• Wed. Nov 13th, 2024

How Cloud Custodian conquered cloud resource management

Byadmin

Sep 18, 2024



Kapil Thangavelu: Like so many large enterprises eight years ago, they were aggressively moving to the cloud and open source, and the mandate was to accelerate all the developers getting into the cloud environment. Obviously being in financial services, we were dealing with a highly regulated industry — every new cloud service had to have its certs signed off, everything configured correctly in REST. There were a ton of one-off scripts, it was easy to configure things incorrectly and create backlogs of problems, and then you had the other challenges of making sure things were tested and monitored consistently. It was obvious that this was not going to scale across hundreds of of engineers and application teams. So we said, let’s create a DSL that can address these issues holistically across these dimensions. Let’s not just identify cloud problems, but figure out a language that would also let us fix them in real-time. We designed Cloud Custodian to be a highly readable YAML DSL. We wanted this language and policy definition for cloud resources to be accessible across many different groups, to developers, to their managers, and even to the auditors in secondary lines like security. And we wanted it to be highly readable, because in coding you’re always going to be reading much more than you write with cloud resources, so let’s make it as readable as possible.

Van: What would you say Cloud Custodian is known for today, in terms of the kinds of problems it solves?

Thangavelu: The initial focuses were tagging, compliance, security, but also doing workflows around cost stuff. Cloud Custodian gives you a workflow where you can define things like grace periods for cloud resources where they then shut off if unused — those types of constructs for building logical workflows around cloud resources, as policies.
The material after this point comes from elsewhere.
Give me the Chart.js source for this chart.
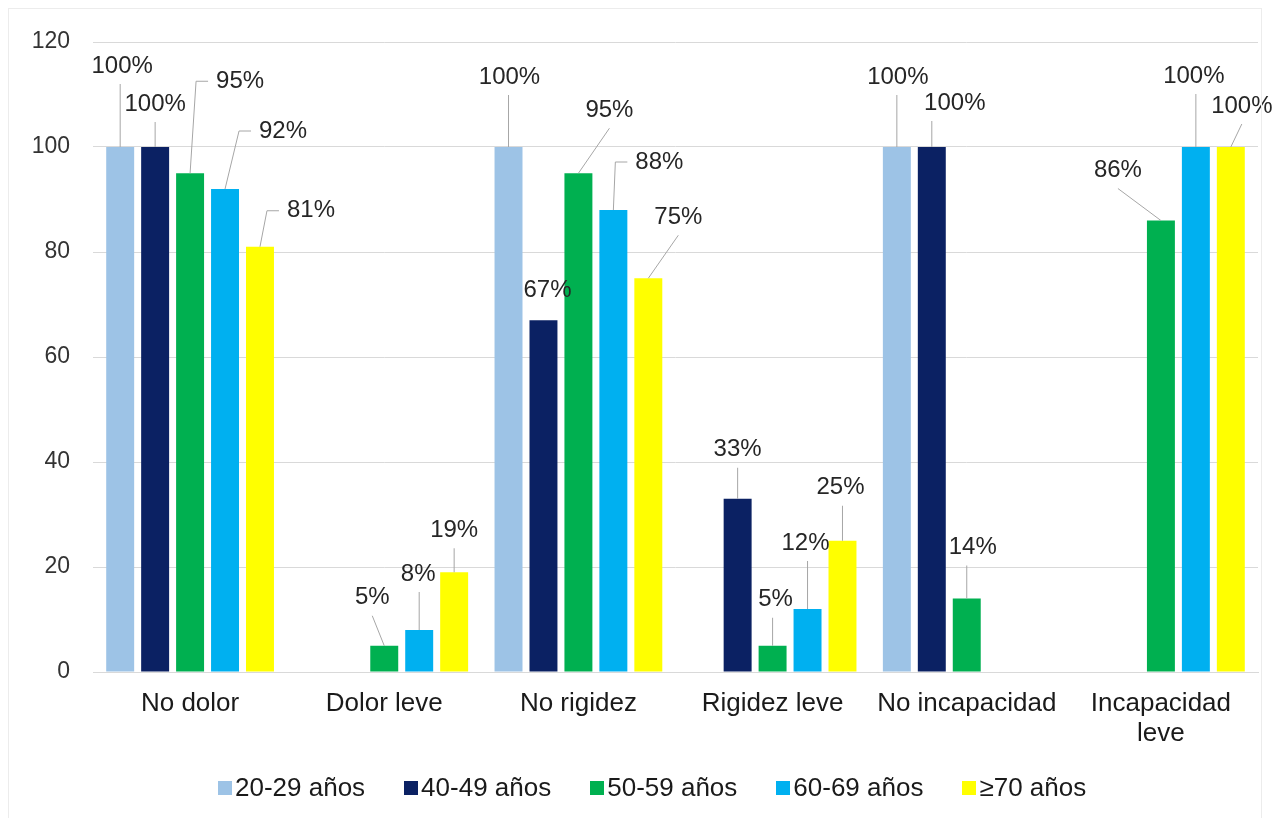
<!DOCTYPE html>
<html>
<head>
<meta charset="utf-8">
<script src="https://cdn.jsdelivr.net/npm/chart.js@4.4.0/dist/chart.umd.min.js"></script>
<style>
  html, body { margin: 0; padding: 0; background: #fff; }
  #wrap { position: relative; width: 1275px; height: 818px; }
  #frame { position: absolute; left: 8px; top: 8px; width: 1254px; height: 830px;
           border: 1px solid #ececec; box-sizing: border-box; pointer-events: none; }
  #leyenda { position: absolute; left: 218px; top: 772px; display: flex; gap: 39px;
             font: 26px "Liberation Sans", Arial, sans-serif; color: #1a1a1a; white-space: nowrap; }
  #leyenda span { display: flex; align-items: center; }
  #leyenda i { display: inline-block; width: 14px; height: 14px; margin-right: 3px; }
</style>
</head>
<body>
<div id="wrap">
  <canvas id="sintomas" width="1275" height="818"></canvas>
  <div id="leyenda"></div>
  <div id="frame"></div>
</div>
<script>
const categorias = ['No dolor', 'Dolor leve', 'No rigidez', 'Rigidez leve', 'No incapacidad', ['Incapacidad', 'leve']]
const grupos = ['20-29 años', '40-49 años', '50-59 años', '60-69 años', '≥70 años']

const edad20 = [100, null, 100, null, 100, null]
const edad40 = [100, null, 67, 33, 100, null]
const edad50 = [95, 5, 95, 5, 14, 86]
const edad60 = [92, 8, 88, 12, null, 100]
const edad70 = [81, 19, 75, 25, null, 100]

const colores = ['#9dc3e6', '#0b2163', '#00b050', '#00b0f0', '#ffff00']

// where each value label sits relative to the top of its bar [dx, dy], and how it is tied back
// 'v' = straight line up, 'd' = line to the label's middle, 's' = elbow to the label's left, 'n' = none
const etiquetaPos = [
  [[2, -81], null, [1, -70], null, [1, -70], null],
  [[0, -43], null, [4, -30], [0, -49], [23, -44], null],
  [[50, -92], [-12, -48], [31, -63], [3, -46], [6, -51], [-43, -50]],
  [[58, -58], [-1, -56], [46, -48], [-2, -66], null, [-2, -71]],
  [[51, -36], [0, -42], [30, -61], [-2, -53], null, [11, -41]]
]
const etiquetaLinea = [
  ['v', '', 'v', '', 'v', ''],
  ['v', '', 'n', 'v', 'v', ''],
  ['s', 'd', 'd', 'v', 'v', 'd'],
  ['s', 'v', 's', 'v', '', 'v'],
  ['s', 'v', 'd', 'v', '', 'd']
]

const series = [edad20, edad40, edad50, edad60, edad70]

const etiquetas = {
  id: 'etiquetas',
  afterDatasetsDraw(chart) {
    const ctx = chart.ctx
    ctx.save()
    ctx.font = '24px "Liberation Sans", Arial, sans-serif'
    ctx.textAlign = 'center'
    ctx.textBaseline = 'middle'
    series.forEach((valores, i) => {
      const meta = chart.getDatasetMeta(i)
      valores.forEach((v, j) => {
        if (v === null) return
        const bar = meta.data[j]
        const off = etiquetaPos[i][j]
        const modo = etiquetaLinea[i][j]
        const cx = bar.x + off[0]
        const cy = bar.y + off[1]
        const texto = v + '%'
        const w = ctx.measureText(texto).width
        ctx.strokeStyle = '#a6a6a6'
        ctx.lineWidth = 1
        ctx.beginPath()
        if (modo === 'v') {
          const ex = Math.min(Math.max(bar.x, cx - w / 2 + 4), cx + w / 2 - 4)
          ctx.moveTo(bar.x, bar.y)
          ctx.lineTo(ex, cy + 18)
        } else if (modo === 'd') {
          ctx.moveTo(bar.x, bar.y)
          ctx.lineTo(cx, cy + 18)
        } else if (modo === 's') {
          const left = cx - w / 2
          ctx.moveTo(bar.x, bar.y)
          ctx.lineTo(left - 20, cy)
          ctx.lineTo(left - 8, cy)
        }
        ctx.stroke()
        ctx.fillStyle = '#262626'
        ctx.fillText(texto, cx, cy)
      })
    })
    ctx.restore()
  }
}

const ctx = document.querySelector('#sintomas')
const chart = new Chart(ctx, {
  type: 'bar',
  data: {
    labels: categorias,
    datasets: series.map((valores, i) => ({
      label: grupos[i],
      data: valores,
      backgroundColor: colores[i],
      borderWidth: 0,
      categoryPercentage: 0.9,
      barPercentage: 0.8
    }))
  },
  options: {
    responsive: false,
    animation: false,
    layout: { padding: { left: 0, right: 17, top: 42, bottom: 66 } },
    plugins: {
      tooltip: { enabled: false },
      legend: { display: false }
    },
    scales: {
      x: {
        afterFit: (scale) => { scale.height = 80 },
        grid: { display: false },
        border: { display: true, color: '#d9d9d9' },
        ticks: {
          color: '#1a1a1a',
          padding: 9,
          maxRotation: 0,
          autoSkip: false,
          font: { family: '"Liberation Sans", Arial, sans-serif', size: 26, lineHeight: 1.15 }
        }
      },
      y: {
        min: 0,
        max: 120,
        afterFit: (scale) => { scale.width = 93 },
        grid: { color: '#d9d9d9', drawTicks: false },
        border: { display: false },
        ticks: {
          stepSize: 20,
          padding: 23,
          color: '#333',
          font: { family: '"Liberation Sans", Arial, sans-serif', size: 23 }
        }
      }
    }
  },
  plugins: [etiquetas]
})

// legend built from the chart's own datasets
const leyenda = document.querySelector('#leyenda')
chart.data.datasets.forEach(ds => {
  const item = document.createElement('span')
  const caja = document.createElement('i')
  caja.style.background = ds.backgroundColor
  item.appendChild(caja)
  item.appendChild(document.createTextNode(ds.label))
  leyenda.appendChild(item)
})
</script>
</body>
</html>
Even today, eight years after open sourcing the project in 2016, Cloud Custodian’s claim to fame is being best in class in remediation. It doesn’t just let you admire problems, it’s designed to help you solve the problems in your cloud footprint. The big areas where it thrives are things like garbage collection and dealing with under-utilized cloud resources, right-sizing resources that may be overprovisioned, handling the life cycle of objects and buckets and all the reclamation policies that go with that, and making sure configurations are in line with the desired policies, pre-deployment. Those are some of the big areas, but Cloud Custodian also has things like blast radius protection and other types of tooling to help deal with the risks of remediation in production, which is always tricky.